[YOUR GOAL] Find how many lines contain the word "page" and state that number alone.

[RECORDS FOR THIS EXERCISE]
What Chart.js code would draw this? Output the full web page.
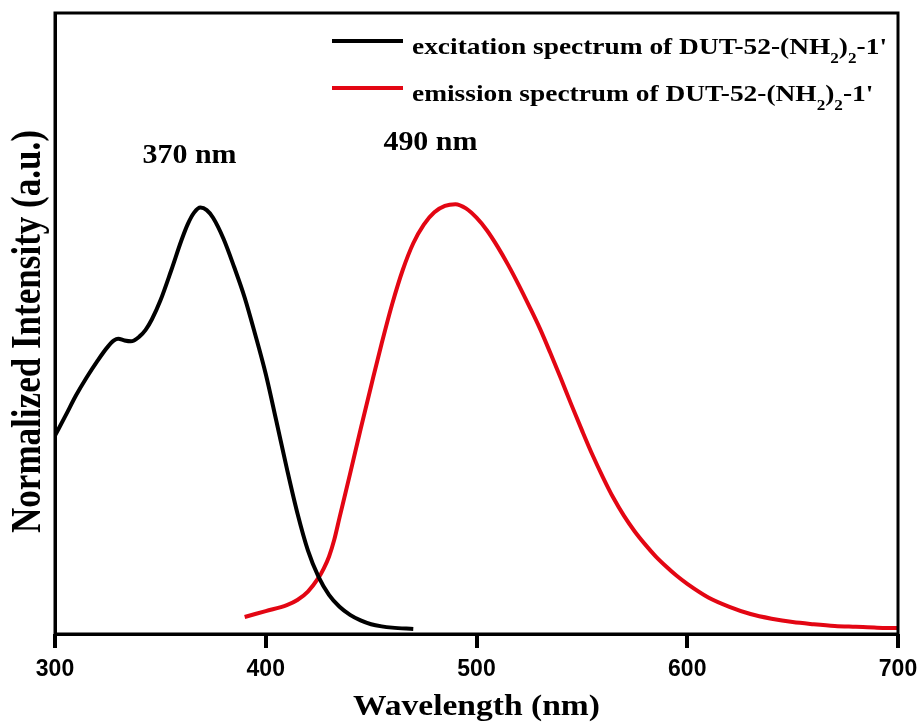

...

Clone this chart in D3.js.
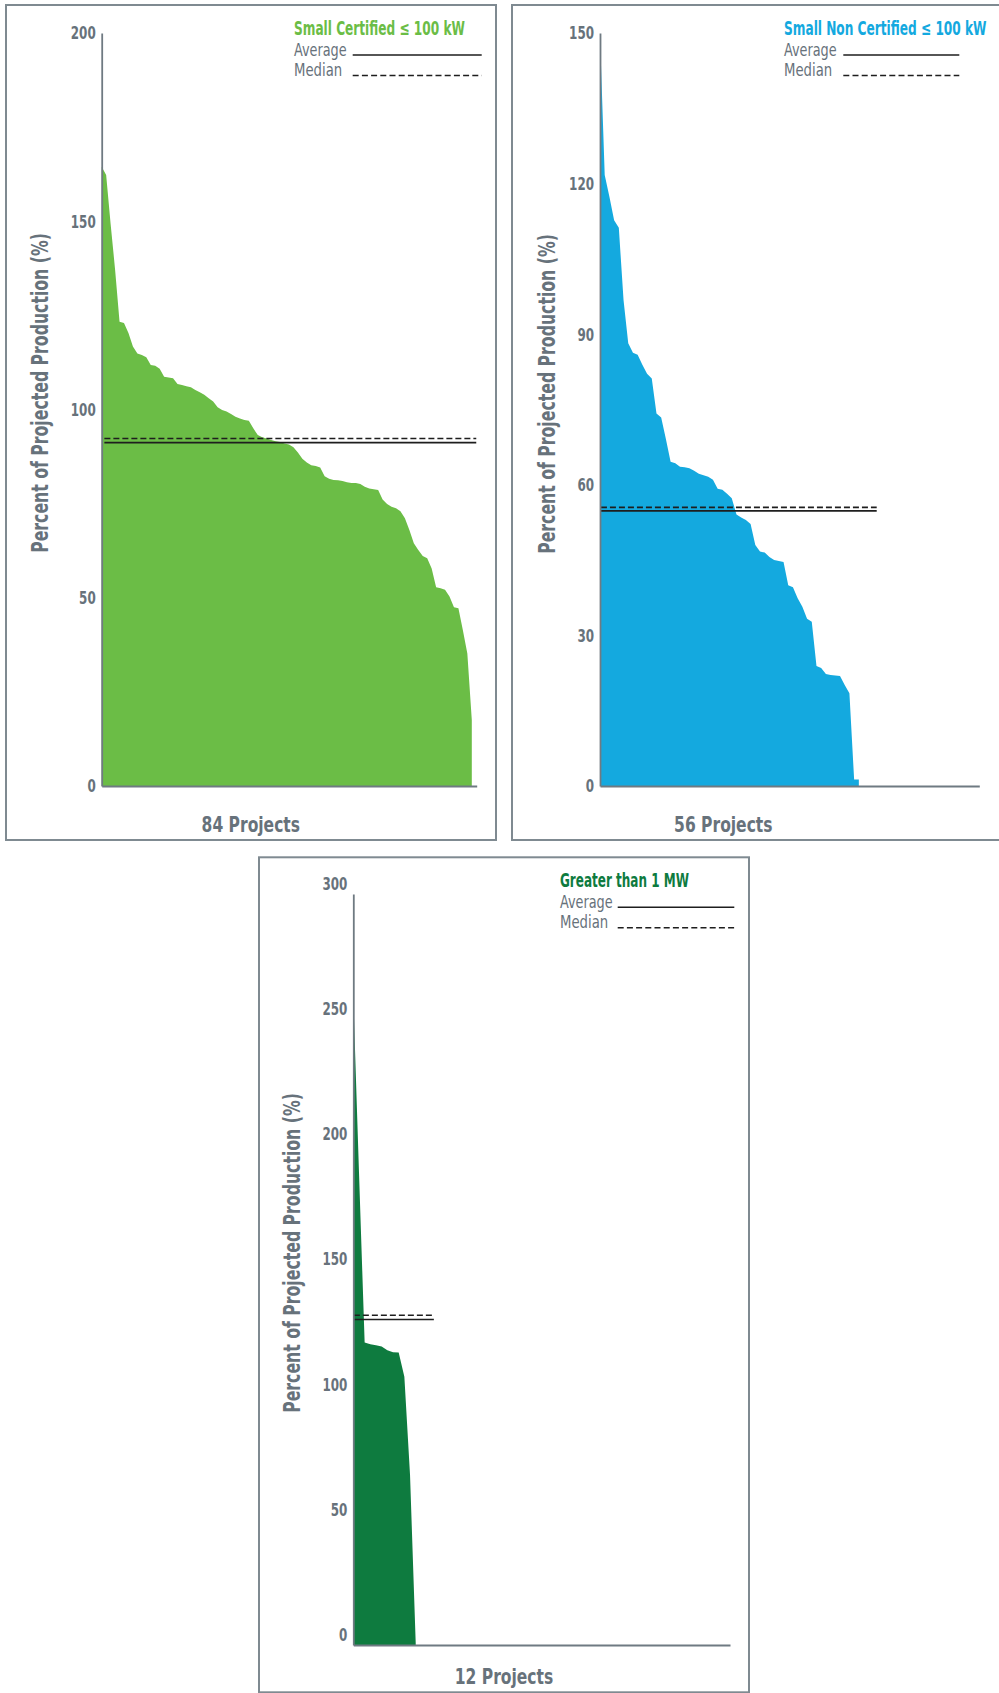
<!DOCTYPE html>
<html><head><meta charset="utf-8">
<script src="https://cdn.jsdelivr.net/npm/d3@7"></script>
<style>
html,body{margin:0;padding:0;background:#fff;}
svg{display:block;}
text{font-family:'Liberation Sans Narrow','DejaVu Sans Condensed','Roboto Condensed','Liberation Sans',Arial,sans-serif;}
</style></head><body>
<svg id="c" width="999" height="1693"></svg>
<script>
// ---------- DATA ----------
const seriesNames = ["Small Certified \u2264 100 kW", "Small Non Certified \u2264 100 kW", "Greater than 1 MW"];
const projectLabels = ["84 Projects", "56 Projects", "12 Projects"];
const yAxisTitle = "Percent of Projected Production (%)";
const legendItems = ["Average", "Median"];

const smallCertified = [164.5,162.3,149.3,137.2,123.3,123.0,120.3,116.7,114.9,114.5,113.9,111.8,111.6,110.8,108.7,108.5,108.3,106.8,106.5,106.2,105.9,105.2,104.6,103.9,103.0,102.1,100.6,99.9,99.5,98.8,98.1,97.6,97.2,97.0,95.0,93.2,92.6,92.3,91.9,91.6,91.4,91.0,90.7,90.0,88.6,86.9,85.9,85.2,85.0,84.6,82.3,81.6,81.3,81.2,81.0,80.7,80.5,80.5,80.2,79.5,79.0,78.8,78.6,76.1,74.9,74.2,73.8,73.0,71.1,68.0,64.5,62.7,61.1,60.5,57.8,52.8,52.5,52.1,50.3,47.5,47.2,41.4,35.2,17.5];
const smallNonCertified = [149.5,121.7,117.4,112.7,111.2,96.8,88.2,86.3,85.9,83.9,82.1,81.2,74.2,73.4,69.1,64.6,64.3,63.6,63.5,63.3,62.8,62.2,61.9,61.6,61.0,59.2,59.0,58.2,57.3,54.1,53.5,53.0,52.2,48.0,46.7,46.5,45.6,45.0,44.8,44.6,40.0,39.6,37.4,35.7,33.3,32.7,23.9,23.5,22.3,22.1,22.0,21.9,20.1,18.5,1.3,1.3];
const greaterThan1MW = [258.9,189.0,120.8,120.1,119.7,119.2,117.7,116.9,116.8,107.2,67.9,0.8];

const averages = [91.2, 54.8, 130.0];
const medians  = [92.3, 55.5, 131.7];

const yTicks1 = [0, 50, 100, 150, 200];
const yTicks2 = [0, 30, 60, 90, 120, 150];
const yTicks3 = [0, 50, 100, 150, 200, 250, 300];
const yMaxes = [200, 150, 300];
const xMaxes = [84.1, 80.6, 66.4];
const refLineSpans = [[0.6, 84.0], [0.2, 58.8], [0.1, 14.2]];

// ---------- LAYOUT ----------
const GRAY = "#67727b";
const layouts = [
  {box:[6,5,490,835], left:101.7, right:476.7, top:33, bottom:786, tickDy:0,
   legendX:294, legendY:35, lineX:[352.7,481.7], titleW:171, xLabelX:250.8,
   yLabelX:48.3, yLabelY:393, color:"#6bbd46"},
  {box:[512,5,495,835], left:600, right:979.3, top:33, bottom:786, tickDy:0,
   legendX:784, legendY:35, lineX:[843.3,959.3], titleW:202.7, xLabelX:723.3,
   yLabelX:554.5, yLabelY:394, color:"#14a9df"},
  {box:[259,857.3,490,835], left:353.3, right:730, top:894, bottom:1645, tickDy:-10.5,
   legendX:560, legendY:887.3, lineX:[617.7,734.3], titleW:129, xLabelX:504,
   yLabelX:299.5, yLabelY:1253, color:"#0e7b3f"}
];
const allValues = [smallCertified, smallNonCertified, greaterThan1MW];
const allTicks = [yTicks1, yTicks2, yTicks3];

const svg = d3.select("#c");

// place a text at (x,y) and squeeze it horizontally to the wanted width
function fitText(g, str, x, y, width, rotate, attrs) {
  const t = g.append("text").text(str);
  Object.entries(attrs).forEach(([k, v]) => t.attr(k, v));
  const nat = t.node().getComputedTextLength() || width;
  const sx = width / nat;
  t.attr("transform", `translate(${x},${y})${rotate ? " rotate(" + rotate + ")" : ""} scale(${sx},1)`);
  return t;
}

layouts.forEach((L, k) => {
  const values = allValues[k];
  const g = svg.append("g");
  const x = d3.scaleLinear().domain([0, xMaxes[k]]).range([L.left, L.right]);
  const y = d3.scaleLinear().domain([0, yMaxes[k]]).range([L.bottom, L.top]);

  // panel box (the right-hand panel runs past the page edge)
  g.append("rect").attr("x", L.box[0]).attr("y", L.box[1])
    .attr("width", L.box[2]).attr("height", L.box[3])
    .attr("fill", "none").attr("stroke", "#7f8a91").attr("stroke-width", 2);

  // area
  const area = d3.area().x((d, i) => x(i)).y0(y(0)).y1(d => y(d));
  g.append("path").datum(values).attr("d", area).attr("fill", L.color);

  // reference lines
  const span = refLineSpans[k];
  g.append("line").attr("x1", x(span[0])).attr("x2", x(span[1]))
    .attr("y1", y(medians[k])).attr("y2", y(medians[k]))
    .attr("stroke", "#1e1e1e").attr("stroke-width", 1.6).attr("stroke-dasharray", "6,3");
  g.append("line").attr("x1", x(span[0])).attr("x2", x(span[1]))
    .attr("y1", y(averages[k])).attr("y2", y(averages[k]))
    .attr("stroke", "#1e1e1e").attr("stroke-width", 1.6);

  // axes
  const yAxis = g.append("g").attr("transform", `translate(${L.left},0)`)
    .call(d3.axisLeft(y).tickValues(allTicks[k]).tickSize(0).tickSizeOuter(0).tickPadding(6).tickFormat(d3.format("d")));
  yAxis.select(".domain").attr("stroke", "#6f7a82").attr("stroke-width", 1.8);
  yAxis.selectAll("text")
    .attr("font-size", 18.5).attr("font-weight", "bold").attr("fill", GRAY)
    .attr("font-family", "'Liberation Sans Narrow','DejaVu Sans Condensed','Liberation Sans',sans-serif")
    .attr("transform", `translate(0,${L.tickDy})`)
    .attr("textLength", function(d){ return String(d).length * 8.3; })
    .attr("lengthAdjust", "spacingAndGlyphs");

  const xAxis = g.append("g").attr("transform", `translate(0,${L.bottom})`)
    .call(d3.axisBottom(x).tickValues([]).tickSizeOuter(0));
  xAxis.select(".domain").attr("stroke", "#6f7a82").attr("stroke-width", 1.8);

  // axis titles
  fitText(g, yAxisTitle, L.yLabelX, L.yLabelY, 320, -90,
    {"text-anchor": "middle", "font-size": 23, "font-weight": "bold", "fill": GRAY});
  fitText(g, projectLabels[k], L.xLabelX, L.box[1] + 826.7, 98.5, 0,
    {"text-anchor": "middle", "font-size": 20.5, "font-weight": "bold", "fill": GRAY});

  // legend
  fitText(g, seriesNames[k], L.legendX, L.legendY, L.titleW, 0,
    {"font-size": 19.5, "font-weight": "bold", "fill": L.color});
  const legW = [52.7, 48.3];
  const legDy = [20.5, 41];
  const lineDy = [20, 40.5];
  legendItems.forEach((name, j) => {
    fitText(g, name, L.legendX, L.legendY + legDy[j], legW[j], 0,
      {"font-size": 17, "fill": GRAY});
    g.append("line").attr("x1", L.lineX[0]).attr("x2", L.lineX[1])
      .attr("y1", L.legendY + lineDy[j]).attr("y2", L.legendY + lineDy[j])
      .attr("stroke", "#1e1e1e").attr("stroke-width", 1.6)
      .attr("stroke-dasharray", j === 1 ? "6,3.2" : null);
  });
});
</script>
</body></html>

...

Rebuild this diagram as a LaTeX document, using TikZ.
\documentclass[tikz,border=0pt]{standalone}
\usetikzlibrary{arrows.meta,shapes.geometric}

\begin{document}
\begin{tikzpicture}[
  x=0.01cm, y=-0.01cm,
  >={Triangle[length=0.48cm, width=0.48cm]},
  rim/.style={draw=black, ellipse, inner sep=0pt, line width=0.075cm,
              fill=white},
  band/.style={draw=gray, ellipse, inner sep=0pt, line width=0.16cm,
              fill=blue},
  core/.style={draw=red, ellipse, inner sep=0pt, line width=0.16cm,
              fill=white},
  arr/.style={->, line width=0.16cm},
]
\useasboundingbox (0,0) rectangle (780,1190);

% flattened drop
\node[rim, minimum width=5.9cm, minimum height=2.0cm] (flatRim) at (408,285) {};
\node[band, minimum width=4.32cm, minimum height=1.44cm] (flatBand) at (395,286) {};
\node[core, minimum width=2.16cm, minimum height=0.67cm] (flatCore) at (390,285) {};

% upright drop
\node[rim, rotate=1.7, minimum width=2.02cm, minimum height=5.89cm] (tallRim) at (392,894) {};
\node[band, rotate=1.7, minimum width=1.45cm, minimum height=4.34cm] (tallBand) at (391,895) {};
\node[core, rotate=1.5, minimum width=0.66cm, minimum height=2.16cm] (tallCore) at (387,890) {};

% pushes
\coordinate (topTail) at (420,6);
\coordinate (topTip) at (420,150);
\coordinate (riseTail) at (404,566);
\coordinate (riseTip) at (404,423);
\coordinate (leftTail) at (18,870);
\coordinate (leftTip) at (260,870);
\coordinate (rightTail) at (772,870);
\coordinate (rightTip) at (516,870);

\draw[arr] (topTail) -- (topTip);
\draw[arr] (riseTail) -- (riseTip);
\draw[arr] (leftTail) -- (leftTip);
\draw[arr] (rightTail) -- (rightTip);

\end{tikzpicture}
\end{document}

[TASK SOLUTION] 2